[BEGIN DATASET ENTRIES]

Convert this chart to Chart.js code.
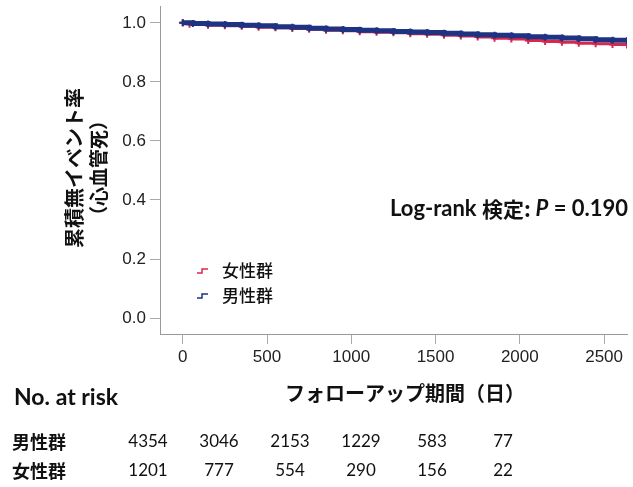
<!DOCTYPE html>
<html lang="ja">
<head>
<meta charset="utf-8">
<title>累積無イベント率（心血管死）</title>
<script src="https://cdn.jsdelivr.net/npm/chart.js@4.4.1/dist/chart.umd.min.js"></script>
<style>
  html, body { margin: 0; padding: 0; background: #fff; }
  #wrap { width: 633px; height: 487px; position: relative; }
</style>
</head>
<body>
<div id="wrap"><canvas id="KmChart" width="633" height="487"></canvas></div>
<script>
// follow-up days and survival estimates for each group
const maleDays = [0, 60, 150, 250, 350, 450, 550, 650, 750, 850, 950, 1050, 1150, 1250, 1350,
  1450, 1550, 1650, 1750, 1850, 1950, 2050, 2150, 2250, 2350, 2450, 2550, 2636];
const maleSurv = [1.000, 0.998, 0.996, 0.994, 0.992, 0.990, 0.987, 0.985, 0.982, 0.979, 0.977,
  0.975, 0.973, 0.971, 0.969, 0.967, 0.965, 0.962, 0.960, 0.958, 0.956, 0.953, 0.951, 0.949,
  0.946, 0.943, 0.941, 0.939];
const femaleDays = [0, 40, 150, 250, 350, 450, 550, 650, 750, 850, 950, 1050, 1150, 1250, 1350,
  1450, 1550, 1650, 1750, 1850, 1950, 2050, 2150, 2250, 2350, 2450, 2550, 2636];
const femaleSurv = [1.000, 0.995, 0.992, 0.990, 0.988, 0.985, 0.983, 0.981, 0.978, 0.975, 0.973,
  0.970, 0.968, 0.966, 0.963, 0.961, 0.958, 0.955, 0.952, 0.948, 0.945, 0.940, 0.937, 0.934,
  0.931, 0.929, 0.927, 0.925];

const xTicks = [0, 500, 1000, 1500, 2000, 2500];
const yTicks = [0, 0.2, 0.4, 0.6, 0.8, 1.0];

// number at risk table
const riskGroups = ["男性群", "女性群"];
const riskMale = [4354, 3046, 2153, 1229, 583, 77];
const riskFemale = [1201, 777, 554, 290, 156, 22];

const pValue = "0.190";

const NAVY = "#1f3383";
const RED = "#d8284e";
const JP = "'Noto Sans CJK JP', 'Noto Sans', sans-serif";
const LAT = "Lato, 'Open Sans', sans-serif";
const TICK_FONT = { family: "'Liberation Sans', Arial, sans-serif", size: 17 };

function toPoints(days, surv) {
  return days.map((d, i) => ({ x: d, y: surv[i] }));
}

const textPlugin = {
  id: "kmText",
  afterDraw(chart) {
    const ctx = chart.ctx;
    ctx.save();
    ctx.fillStyle = "#111";
    ctx.textBaseline = "middle";

    // y axis title, two rotated lines
    ctx.save();
    ctx.translate(74, 168);
    ctx.rotate(-Math.PI / 2);
    ctx.textAlign = "center";
    ctx.font = "bold 20px " + JP;
    ctx.fillText("累積無イベント率", 0, 0);
    ctx.font = "bold 19px " + JP;
    ctx.fillText("（心血管死）", 0, 25);
    ctx.restore();

    // x axis title
    ctx.textAlign = "center";
    ctx.font = "bold 20px " + JP;
    ctx.fillText("フォローアップ期間（日）", 405, 393);

    // legend
    const legend = [
      { label: "女性群", color: RED, y: 271 },
      { label: "男性群", color: NAVY, y: 296 },
    ];
    legend.forEach((item) => {
      ctx.strokeStyle = item.color;
      ctx.lineWidth = 1.5;
      ctx.beginPath();
      ctx.moveTo(197, item.y + 2);
      ctx.lineTo(202, item.y + 2);
      ctx.lineTo(202, item.y - 2);
      ctx.lineTo(208, item.y - 2);
      ctx.stroke();
      ctx.fillStyle = "#111";
      ctx.textAlign = "left";
      ctx.font = "500 17px " + JP;
      ctx.fillText(item.label, 222, item.y);
    });

    // log-rank annotation
    ctx.textAlign = "left";
    let x = 390;
    const parts = [
      { t: "Log-rank ", f: "bold 22px " + LAT },
      { t: "検定: ", f: "bold 21px " + JP },
      { t: "P", f: "italic bold 22px " + LAT },
      { t: " = " + pValue, f: "bold 22px " + LAT },
    ];
    parts.forEach((p) => {
      ctx.font = p.f;
      ctx.fillText(p.t, x, 209);
      x += ctx.measureText(p.t).width;
    });

    // number at risk
    ctx.font = "bold 23px " + LAT;
    ctx.fillText("No. at risk", 14, 398);
    const rows = [riskMale, riskFemale];
    const rowY = [442, 471];
    rows.forEach((row, r) => {
      ctx.textAlign = "left";
      ctx.font = "bold 18px " + JP;
      ctx.fillText(riskGroups[r], 12, rowY[r]);
      ctx.textAlign = "center";
      ctx.font = "17px " + LAT;
      row.forEach((n, i) => {
        ctx.fillText(String(n), 148 + i * 71, rowY[r]);
      });
    });

    ctx.restore();
  },
};

const kmChart = new Chart(document.getElementById("KmChart"), {
  type: "line",
  data: {
    datasets: [
      {
        label: "男性群",
        data: toPoints(maleDays, maleSurv),
        borderColor: NAVY,
        backgroundColor: NAVY,
        borderWidth: 5,
        stepped: "before",
        pointStyle: "cross",
        pointRadius: 3.5,
        pointBorderWidth: 2,
        pointBorderColor: NAVY,
      },
      {
        label: "女性群",
        data: toPoints(femaleDays, femaleSurv),
        borderColor: RED,
        backgroundColor: RED,
        borderWidth: 3,
        stepped: "before",
        pointStyle: "cross",
        pointRadius: 3.5,
        pointBorderWidth: 2,
        pointBorderColor: RED,
      },
    ],
  },
  options: {
    responsive: false,
    animation: false,
    events: [],
    layout: { padding: { top: 4, right: 0, bottom: 123, left: 0 } },
    plugins: { legend: { display: false }, tooltip: { enabled: false } },
    scales: {
      x: {
        type: "linear",
        min: -135,
        max: 2636,
        afterBuildTicks(scale) {
          scale.ticks = xTicks.map((v) => ({ value: v }));
        },
        afterFit(scale) {
          scale.height = 30;
          scale.paddingLeft = 0;
          scale.paddingRight = 0;
        },
        grid: { drawOnChartArea: false, tickLength: 10, color: "#aaa" },
        border: { color: "#999", width: 1 },
        ticks: {
          padding: 3,
          color: "#222",
          font: TICK_FONT,
          callback: (v) => String(v),
        },
      },
      y: {
        min: -0.054,
        max: 1.057,
        afterBuildTicks(scale) {
          scale.ticks = yTicks.map((v) => ({ value: v }));
        },
        afterFit(scale) {
          scale.width = 160;
          scale.paddingTop = 0;
          scale.paddingBottom = 0;
        },
        grid: { drawOnChartArea: false, tickLength: 10, color: "#aaa" },
        border: { color: "#999", width: 1 },
        ticks: {
          padding: 4,
          color: "#222",
          font: TICK_FONT,
          callback: (v) => Number(v).toFixed(1),
        },
      },
    },
  },
  plugins: [textPlugin],
});
</script>
</body>
</html>
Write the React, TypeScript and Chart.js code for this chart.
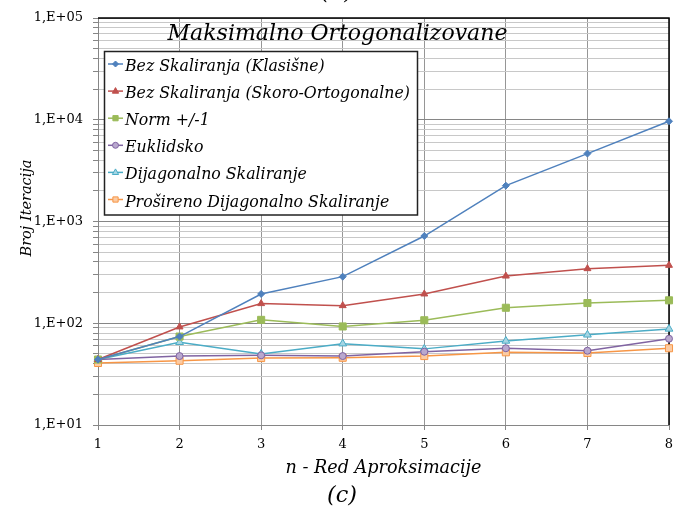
import React, { useEffect, useRef } from 'react';
import { Chart, registerables } from 'chart.js';
Chart.register(...registerables);

const FONT = '"DejaVu Serif", "Liberation Serif", serif';

const xLabels = ['1', '2', '3', '4', '5', '6', '7', '8'];
const seriesNames = [
  'Bez Skaliranja (Klasišne)',
  'Bez Skaliranja (Skoro-Ortogonalne)',
  'Norm +/-1',
  'Euklidsko',
  'Dijagonalno Skaliranje',
  'Prošireno Dijagonalno Skaliranje',
];
const klasicne = [44, 74, 194, 287, 720, 2250, 4650, 9660];
const skoroOrtogonalne = [44, 92, 156, 149, 194, 291, 344, 371];
const normPlusMinus1 = [44, 74, 108, 93, 107, 142, 158, 168];
const euklidsko = [44, 47.6, 48.4, 47.6, 52.5, 56.8, 53.7, 70.5];
const dijagonalno = [44, 65, 50, 63, 56, 67, 77, 88];
const prosireno = [40.7, 42.8, 45.5, 45.8, 47.6, 51.8, 51, 56.8];
const yMajorTicks = [10, 100, 1000, 10000, 100000];
const yMajorLabels = ['1,E+01', '1,E+02', '1,E+03', '1,E+04', '1,E+05'];
const chartTitle = 'Maksimalno Ortogonalizovane';
const yTitle = 'Broj Iteracija';
const xTitle = 'n - Red Aproksimacije';
const topCaption = '(b)';
const bottomCaption = '(c)';

const seriesStyles = [
  { color: '#4F81BD', fill: '#4F81BD', point: 'rectRot', radius: 3.5, legendR: 3 },
  { color: '#C0504D', fill: '#C0504D', point: 'triangle', radius: 4, legendR: 3.5 },
  { color: '#9BBB59', fill: '#9BBB59', point: 'rect', radius: 5, legendR: 3.5 },
  { color: '#8064A2', fill: '#B9A8CE', point: 'circle', radius: 3.5, legendR: 3 },
  { color: '#4BACC6', fill: '#A5D5E3', point: 'triangle', radius: 4.5, legendR: 3.5 },
  { color: '#F79646', fill: '#FBCBA3', point: 'rect', radius: 5, legendR: 3.5 },
];

const allYTicks: number[] = [];
yMajorTicks.forEach((m, i) => {
  if (i < yMajorTicks.length - 1) {
    for (let k = 1; k < 10; k++) allYTicks.push(m * k);
  } else allYTicks.push(m);
});

function fitFont(ctx: CanvasRenderingContext2D, text: string, target: number, italic: boolean) {
  const base = 20;
  const st = italic ? 'italic ' : '';
  ctx.font = `${st}${base}px ${FONT}`;
  const w = ctx.measureText(text).width;
  const size = (base * target) / w;
  return `${st}${size.toFixed(2)}px ${FONT}`;
}

function drawMarker(ctx: CanvasRenderingContext2D, style: string, x: number, y: number, r: number) {
  ctx.beginPath();
  if (style === 'circle') {
    ctx.arc(x, y, r, 0, Math.PI * 2);
  } else if (style === 'rect') {
    const s = r * 0.75;
    ctx.rect(x - s, y - s, 2 * s, 2 * s);
  } else if (style === 'rectRot') {
    ctx.moveTo(x, y - r);
    ctx.lineTo(x + r, y);
    ctx.lineTo(x, y + r);
    ctx.lineTo(x - r, y);
    ctx.closePath();
  } else {
    ctx.moveTo(x, y - r);
    ctx.lineTo(x + r * 0.9, y + r * 0.6);
    ctx.lineTo(x - r * 0.9, y + r * 0.6);
    ctx.closePath();
  }
  ctx.fill();
  ctx.stroke();
}

const decorPlugin = {
  id: 'decor',
  beforeDatasetsDraw(chart: any) {
    const { ctx, chartArea: a } = chart;
    ctx.save();
    ctx.strokeStyle = '#000';
    ctx.lineWidth = 1.5;
    ctx.beginPath();
    ctx.moveTo(a.left, a.top);
    ctx.lineTo(a.right, a.top);
    ctx.lineTo(a.right, a.bottom);
    ctx.stroke();
    ctx.restore();
  },
  afterDraw(chart: any) {
    const { ctx, chartArea: a } = chart;
    ctx.save();
    ctx.fillStyle = '#000';
    ctx.textBaseline = 'alphabetic';

    // chart title
    ctx.textAlign = 'center';
    ctx.font = fitFont(ctx, chartTitle, 340, true);
    ctx.fillText(chartTitle, 337.5, 39.5);

    // captions
    const capFont = fitFont(ctx, bottomCaption, 30, true);
    ctx.font = capFont;
    ctx.fillText(bottomCaption, 342, 502);
    ctx.fillText(topCaption, 337, -1.5);

    // x title
    ctx.font = fitFont(ctx, xTitle, 196, true);
    ctx.fillText(xTitle, (a.left + a.right) / 2, 473);

    // y title
    ctx.save();
    ctx.translate(31, 208);
    ctx.rotate(-Math.PI / 2);
    ctx.font = fitFont(ctx, yTitle, 97, true);
    ctx.fillText(yTitle, 0, 0);
    ctx.restore();

    // legend
    const lx = 104.5, ly = 51.5, lw = 313, lh = 163.5;
    ctx.fillStyle = '#fff';
    ctx.fillRect(lx, ly, lw, lh);
    ctx.strokeStyle = '#222';
    ctx.lineWidth = 1.5;
    ctx.strokeRect(lx, ly, lw, lh);
    ctx.font = fitFont(ctx, seriesNames[1], 285, true);
    ctx.textAlign = 'left';
    chart.data.datasets.forEach((ds: any, i: number) => {
      const base = 71 + i * 27.1;
      const st = seriesStyles[i];
      const my = base - 7;
      ctx.strokeStyle = st.color;
      ctx.lineWidth = 1.5;
      ctx.beginPath();
      ctx.moveTo(108, my);
      ctx.lineTo(123, my);
      ctx.stroke();
      ctx.fillStyle = st.fill;
      ctx.lineWidth = 1;
      drawMarker(ctx, st.point, 115.5, my, st.legendR);
      ctx.fillStyle = '#000';
      ctx.fillText(ds.label, 125, base);
    });
    ctx.restore();
  },
};

export default function App() {
  const ref = useRef<HTMLCanvasElement>(null);
  useEffect(() => {
    const canvas = ref.current!;
    const seriesData = [klasicne, skoroOrtogonalne, normPlusMinus1, euklidsko, dijagonalno, prosireno];
    const datasets = seriesData.map((d, i) => ({
      label: seriesNames[i],
      data: d,
      borderColor: seriesStyles[i].color,
      backgroundColor: seriesStyles[i].fill,
      pointBorderColor: seriesStyles[i].color,
      pointBackgroundColor: seriesStyles[i].fill,
      pointStyle: seriesStyles[i].point as any,
      pointRadius: seriesStyles[i].radius,
      pointBorderWidth: 1,
      borderWidth: 1.5,
      tension: 0,
      fill: false,
    }));
    const chart = new Chart(canvas, {
      type: 'line',
      data: { labels: xLabels, datasets },
      options: {
        responsive: false,
        animation: false,
        devicePixelRatio: 1,
        layout: { padding: { top: 18, right: 6, left: 0, bottom: 0 } },
        plugins: {
          legend: { display: false },
          tooltip: { enabled: false },
          title: { display: false },
        },
        scales: {
          x: {
            type: 'category',
            offset: false,
            grid: { color: '#969696', tickLength: 5, tickColor: '#868686' },
            border: { color: '#868686' },
            ticks: {
              font: { family: FONT, size: 13 },
              color: '#000',
              padding: 7,
              maxRotation: 0,
              autoSkip: false,
            },
            afterFit: (s: any) => {
              s.height = 85;
              s.paddingLeft = 0;
              s.paddingRight = 0;
            },
          },
          y: {
            type: 'logarithmic',
            min: 10,
            max: 100000,
            afterBuildTicks: (s: any) => {
              s.ticks = allYTicks.map((v) => ({ value: v }));
            },
            grid: {
              color: (c: any) => (c.tick && yMajorTicks.includes(c.tick.value) ? '#868686' : '#c8c8c8'),
              tickLength: 5,
              tickColor: '#868686',
            },
            border: { color: '#868686' },
            ticks: {
              font: { family: FONT, size: 13 },
              color: '#000',
              padding: 10,
              autoSkip: false,
              callback: (v: any) => {
                const i = yMajorTicks.indexOf(Number(v));
                return i >= 0 ? yMajorLabels[i] : '';
              },
            },
            afterFit: (s: any) => {
              s.width = 98;
              s.paddingTop = 0;
              s.paddingBottom = 0;
            },
          },
        },
      },
      plugins: [decorPlugin],
    });
    return () => chart.destroy();
  }, []);
  return (
    <div style={{ position: 'absolute', left: 0, top: 0, width: 675, height: 510, background: '#fff' }}>
      <canvas ref={ref} width={675} height={510} style={{ display: 'block' }} />
    </div>
  );
}
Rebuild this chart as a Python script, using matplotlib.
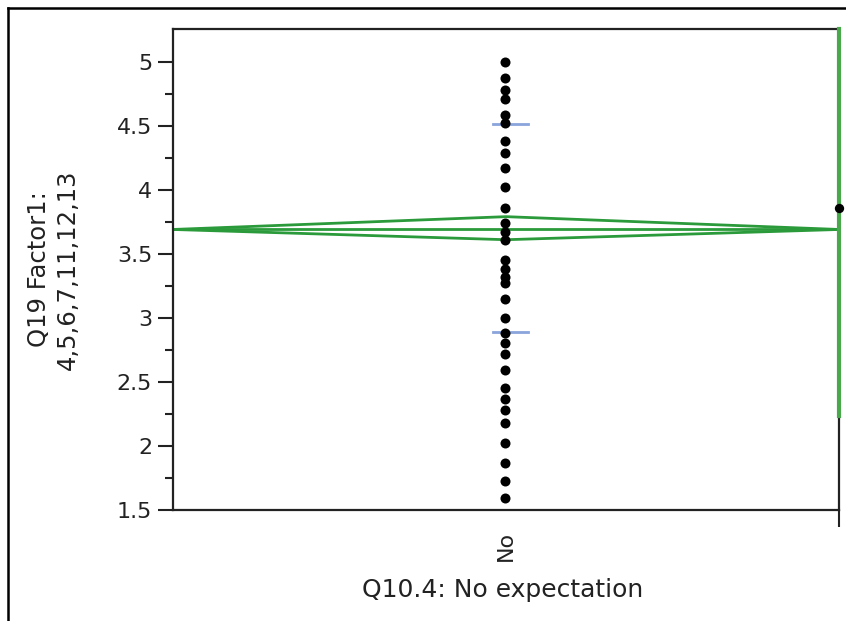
import numpy as np
import matplotlib
matplotlib.use("Agg")
import matplotlib.pyplot as plt
from matplotlib.lines import Line2D

plt.rcParams['font.family'] = ['DejaVu Sans']

# data
group = "No"
scores = [5.00, 4.87, 4.78, 4.71, 4.58, 4.52, 4.38, 4.29, 4.17, 4.02,
          3.86, 3.74, 3.67, 3.61, 3.45, 3.38, 3.32, 3.27, 3.15, 3.00,
          2.88, 2.80, 2.72, 2.59, 2.45, 2.37, 2.28, 2.18, 2.02, 1.87,
          1.73, 1.59]
mean_val = 3.69
ci_low, ci_high = 3.61, 3.79          # mean diamond
sd_lines = [4.51, 2.89]               # mean +/- 1 sd
side_dot = 3.86                       # point at right edge
side_bar_low = 2.23                   # green bar at right edge
y_ticks = [1.5, 2, 2.5, 3, 3.5, 4, 4.5, 5]
y_tick_labels = ["1.5", "2", "2.5", "3", "3.5", "4", "4.5", "5"]

fig = plt.figure(figsize=(8.46, 6.21), dpi=100)
ax = fig.add_axes([173/846, 1-510/621, (839-173)/846, (510-29)/621])

ymax = 5.255
ax.set_xlim(-0.5, 0.5)
ax.set_ylim(1.5, ymax)

green = '#2a9a3a'
# mean diamond
ax.plot([-0.5, 0, 0.5], [mean_val, ci_high, mean_val], color=green, lw=2, zorder=2)
ax.plot([-0.5, 0, 0.5], [mean_val, ci_low, mean_val], color=green, lw=2, zorder=2)
ax.plot([-0.5, 0.5], [mean_val, mean_val], color=green, lw=2, zorder=2)

# std dev lines
for v in sd_lines:
    ax.plot([-0.02, 0.033], [v, v], color='#8aa4dc', lw=2, zorder=2)

# points
ax.scatter(np.zeros(len(scores)) - 0.002, scores, s=52, color='black', zorder=3, linewidths=0)

# right edge bar and dot
ax.plot([0.5, 0.5], [ymax, side_bar_low], color='#49a84c', lw=3, zorder=4, clip_on=False)
ax.scatter([0.5], [side_dot], s=45, color='black', zorder=5, clip_on=False, linewidths=0)

# axes styling
for sp in ax.spines.values():
    sp.set_linewidth(1.6)
    sp.set_color('#222222')

ax.set_yticks(y_ticks, labels=y_tick_labels)
ax.set_yticks(np.arange(1.75, 5.1, 0.5), minor=True)
ax.tick_params(axis='y', which='major', length=11, width=1.5, labelsize=16, pad=4, colors='#222222')
ax.tick_params(axis='y', which='minor', length=6, width=1.5, colors='#222222')

ax.set_xticks([0, 0.5], labels=[group, ""])
ax.tick_params(axis='x', which='major', length=12, width=1.5, labelsize=16, pad=3, colors='#222222')
for lab in ax.get_xticklabels():
    lab.set_rotation(90)
ax.xaxis.get_major_ticks()[0].tick1line.set_visible(False)

ax.text(-0.18, 0.5, "Q19 Factor1:\n4,5,6,7,11,12,13", transform=ax.transAxes,
        rotation=90, ha='center', va='center', fontsize=17.5, color='#222222',
        multialignment='center', linespacing=1.25)
fig.text(503/846, 1-590/621, "Q10.4: No expectation", ha='center', va='center',
         fontsize=18, color='#222222')

# outer frame (left and top)
fig.add_artist(Line2D([8/846, 8/846], [0, 1-8/621], transform=fig.transFigure, color='black', lw=1.8))
fig.add_artist(Line2D([8/846, 1], [1-8/621, 1-8/621], transform=fig.transFigure, color='black', lw=1.8))

fig.savefig("out.png", dpi=100)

[END DATASET ENTRIES]

### GIVEN INSTRUCTION
Exactly as written, please give again the lines from the beginning of the listing through the line containing "const yTicks = [0, 0.2, 0.4, 0.6, 0.8, 1.0];", inclusive, without any pictures.

### OUTPUT BELOW
Convert this chart to Chart.js code.
<!DOCTYPE html>
<html lang="ja">
<head>
<meta charset="utf-8">
<title>累積無イベント率（心血管死）</title>
<script src="https://cdn.jsdelivr.net/npm/chart.js@4.4.1/dist/chart.umd.min.js"></script>
<style>
  html, body { margin: 0; padding: 0; background: #fff; }
  #wrap { width: 633px; height: 487px; position: relative; }
</style>
</head>
<body>
<div id="wrap"><canvas id="KmChart" width="633" height="487"></canvas></div>
<script>
// follow-up days and survival estimates for each group
const maleDays = [0, 60, 150, 250, 350, 450, 550, 650, 750, 850, 950, 1050, 1150, 1250, 1350,
  1450, 1550, 1650, 1750, 1850, 1950, 2050, 2150, 2250, 2350, 2450, 2550, 2636];
const maleSurv = [1.000, 0.998, 0.996, 0.994, 0.992, 0.990, 0.987, 0.985, 0.982, 0.979, 0.977,
  0.975, 0.973, 0.971, 0.969, 0.967, 0.965, 0.962, 0.960, 0.958, 0.956, 0.953, 0.951, 0.949,
  0.946, 0.943, 0.941, 0.939];
const femaleDays = [0, 40, 150, 250, 350, 450, 550, 650, 750, 850, 950, 1050, 1150, 1250, 1350,
  1450, 1550, 1650, 1750, 1850, 1950, 2050, 2150, 2250, 2350, 2450, 2550, 2636];
const femaleSurv = [1.000, 0.995, 0.992, 0.990, 0.988, 0.985, 0.983, 0.981, 0.978, 0.975, 0.973,
  0.970, 0.968, 0.966, 0.963, 0.961, 0.958, 0.955, 0.952, 0.948, 0.945, 0.940, 0.937, 0.934,
  0.931, 0.929, 0.927, 0.925];

const xTicks = [0, 500, 1000, 1500, 2000, 2500];
const yTicks = [0, 0.2, 0.4, 0.6, 0.8, 1.0];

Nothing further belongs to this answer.